- [THE EXERCISE]: Return the material word for word. Do not include the pictures.

[Charts and diagrams as code]
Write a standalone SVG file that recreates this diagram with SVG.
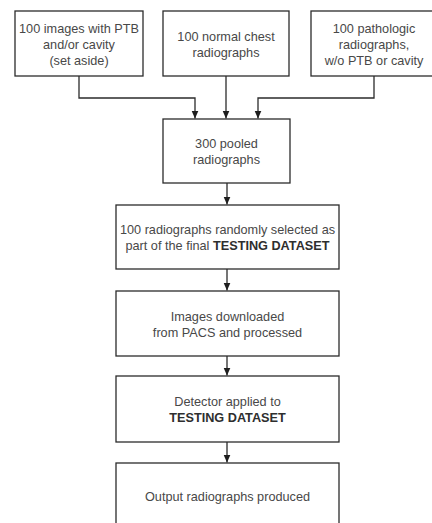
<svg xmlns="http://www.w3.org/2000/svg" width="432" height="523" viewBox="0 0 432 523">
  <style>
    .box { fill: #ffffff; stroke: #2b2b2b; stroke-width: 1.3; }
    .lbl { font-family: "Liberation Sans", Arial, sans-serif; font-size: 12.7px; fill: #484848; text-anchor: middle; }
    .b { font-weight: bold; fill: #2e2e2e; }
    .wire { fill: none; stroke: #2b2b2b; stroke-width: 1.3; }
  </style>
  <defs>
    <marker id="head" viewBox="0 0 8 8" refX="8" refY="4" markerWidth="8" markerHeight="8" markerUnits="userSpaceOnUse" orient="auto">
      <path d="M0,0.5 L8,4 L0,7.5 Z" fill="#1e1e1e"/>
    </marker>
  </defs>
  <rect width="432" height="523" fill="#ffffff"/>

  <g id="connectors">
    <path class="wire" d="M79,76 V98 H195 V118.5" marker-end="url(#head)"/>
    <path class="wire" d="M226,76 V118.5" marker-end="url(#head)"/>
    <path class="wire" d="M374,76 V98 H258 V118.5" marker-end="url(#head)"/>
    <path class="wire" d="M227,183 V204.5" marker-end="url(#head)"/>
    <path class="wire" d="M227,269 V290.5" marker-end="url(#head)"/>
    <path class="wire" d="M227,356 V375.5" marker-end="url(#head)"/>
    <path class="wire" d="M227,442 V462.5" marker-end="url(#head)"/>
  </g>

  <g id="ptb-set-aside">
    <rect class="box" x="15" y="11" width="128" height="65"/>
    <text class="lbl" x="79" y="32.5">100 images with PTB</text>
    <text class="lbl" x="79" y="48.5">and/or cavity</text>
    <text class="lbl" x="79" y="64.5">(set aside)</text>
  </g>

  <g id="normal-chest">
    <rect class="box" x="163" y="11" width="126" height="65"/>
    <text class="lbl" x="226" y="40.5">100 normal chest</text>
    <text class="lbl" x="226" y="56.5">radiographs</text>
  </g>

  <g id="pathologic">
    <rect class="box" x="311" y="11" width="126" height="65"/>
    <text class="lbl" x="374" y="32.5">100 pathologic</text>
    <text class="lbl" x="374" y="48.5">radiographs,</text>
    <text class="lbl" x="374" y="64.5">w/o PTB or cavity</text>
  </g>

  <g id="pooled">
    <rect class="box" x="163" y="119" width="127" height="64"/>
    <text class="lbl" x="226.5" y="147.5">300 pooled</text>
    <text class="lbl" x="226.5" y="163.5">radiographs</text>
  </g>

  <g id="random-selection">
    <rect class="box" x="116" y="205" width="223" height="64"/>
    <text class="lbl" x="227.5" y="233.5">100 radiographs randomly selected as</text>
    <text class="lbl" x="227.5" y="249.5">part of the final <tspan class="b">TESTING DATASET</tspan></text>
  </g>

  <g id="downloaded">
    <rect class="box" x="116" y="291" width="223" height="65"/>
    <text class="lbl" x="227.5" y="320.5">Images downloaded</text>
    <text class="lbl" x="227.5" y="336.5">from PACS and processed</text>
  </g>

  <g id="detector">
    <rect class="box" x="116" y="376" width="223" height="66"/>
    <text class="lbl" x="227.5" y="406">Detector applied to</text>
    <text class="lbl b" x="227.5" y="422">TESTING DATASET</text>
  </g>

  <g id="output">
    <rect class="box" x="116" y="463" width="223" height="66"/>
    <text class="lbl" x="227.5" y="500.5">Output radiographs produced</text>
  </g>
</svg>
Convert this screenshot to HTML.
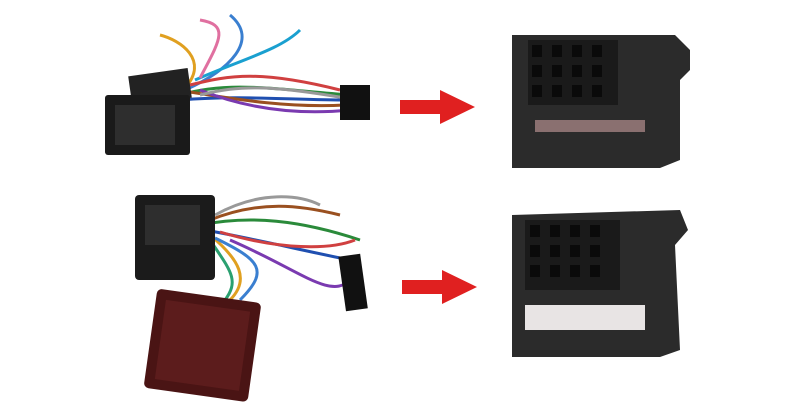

- [TASK OUTPUT]:
Write a standalone SVG file that recreates this diagram with SVG.
<svg xmlns="http://www.w3.org/2000/svg" width="432" height="523" viewBox="0 0 432 523">
  <style>
    .box { fill: #ffffff; stroke: #2b2b2b; stroke-width: 1.3; }
    .lbl { font-family: "Liberation Sans", Arial, sans-serif; font-size: 12.7px; fill: #484848; text-anchor: middle; }
    .b { font-weight: bold; fill: #2e2e2e; }
    .wire { fill: none; stroke: #2b2b2b; stroke-width: 1.3; }
  </style>
  <defs>
    <marker id="head" viewBox="0 0 8 8" refX="8" refY="4" markerWidth="8" markerHeight="8" markerUnits="userSpaceOnUse" orient="auto">
      <path d="M0,0.5 L8,4 L0,7.5 Z" fill="#1e1e1e"/>
    </marker>
  </defs>
  <rect width="432" height="523" fill="#ffffff"/>

  <g id="connectors">
    <path class="wire" d="M79,76 V98 H195 V118.5" marker-end="url(#head)"/>
    <path class="wire" d="M226,76 V118.5" marker-end="url(#head)"/>
    <path class="wire" d="M374,76 V98 H258 V118.5" marker-end="url(#head)"/>
    <path class="wire" d="M227,183 V204.5" marker-end="url(#head)"/>
    <path class="wire" d="M227,269 V290.5" marker-end="url(#head)"/>
    <path class="wire" d="M227,356 V375.5" marker-end="url(#head)"/>
    <path class="wire" d="M227,442 V462.5" marker-end="url(#head)"/>
  </g>

  <g id="ptb-set-aside">
    <rect class="box" x="15" y="11" width="128" height="65"/>
    <text class="lbl" x="79" y="32.5">100 images with PTB</text>
    <text class="lbl" x="79" y="48.5">and/or cavity</text>
    <text class="lbl" x="79" y="64.5">(set aside)</text>
  </g>

  <g id="normal-chest">
    <rect class="box" x="163" y="11" width="126" height="65"/>
    <text class="lbl" x="226" y="40.5">100 normal chest</text>
    <text class="lbl" x="226" y="56.5">radiographs</text>
  </g>

  <g id="pathologic">
    <rect class="box" x="311" y="11" width="126" height="65"/>
    <text class="lbl" x="374" y="32.5">100 pathologic</text>
    <text class="lbl" x="374" y="48.5">radiographs,</text>
    <text class="lbl" x="374" y="64.5">w/o PTB or cavity</text>
  </g>

  <g id="pooled">
    <rect class="box" x="163" y="119" width="127" height="64"/>
    <text class="lbl" x="226.5" y="147.5">300 pooled</text>
    <text class="lbl" x="226.5" y="163.5">radiographs</text>
  </g>

  <g id="random-selection">
    <rect class="box" x="116" y="205" width="223" height="64"/>
    <text class="lbl" x="227.5" y="233.5">100 radiographs randomly selected as</text>
    <text class="lbl" x="227.5" y="249.5">part of the final <tspan class="b">TESTING DATASET</tspan></text>
  </g>

  <g id="downloaded">
    <rect class="box" x="116" y="291" width="223" height="65"/>
    <text class="lbl" x="227.5" y="320.5">Images downloaded</text>
    <text class="lbl" x="227.5" y="336.5">from PACS and processed</text>
  </g>

  <g id="detector">
    <rect class="box" x="116" y="376" width="223" height="66"/>
    <text class="lbl" x="227.5" y="406">Detector applied to</text>
    <text class="lbl b" x="227.5" y="422">TESTING DATASET</text>
  </g>

  <g id="output">
    <rect class="box" x="116" y="463" width="223" height="66"/>
    <text class="lbl" x="227.5" y="500.5">Output radiographs produced</text>
  </g>
</svg>
Convert this screenshot to HTML.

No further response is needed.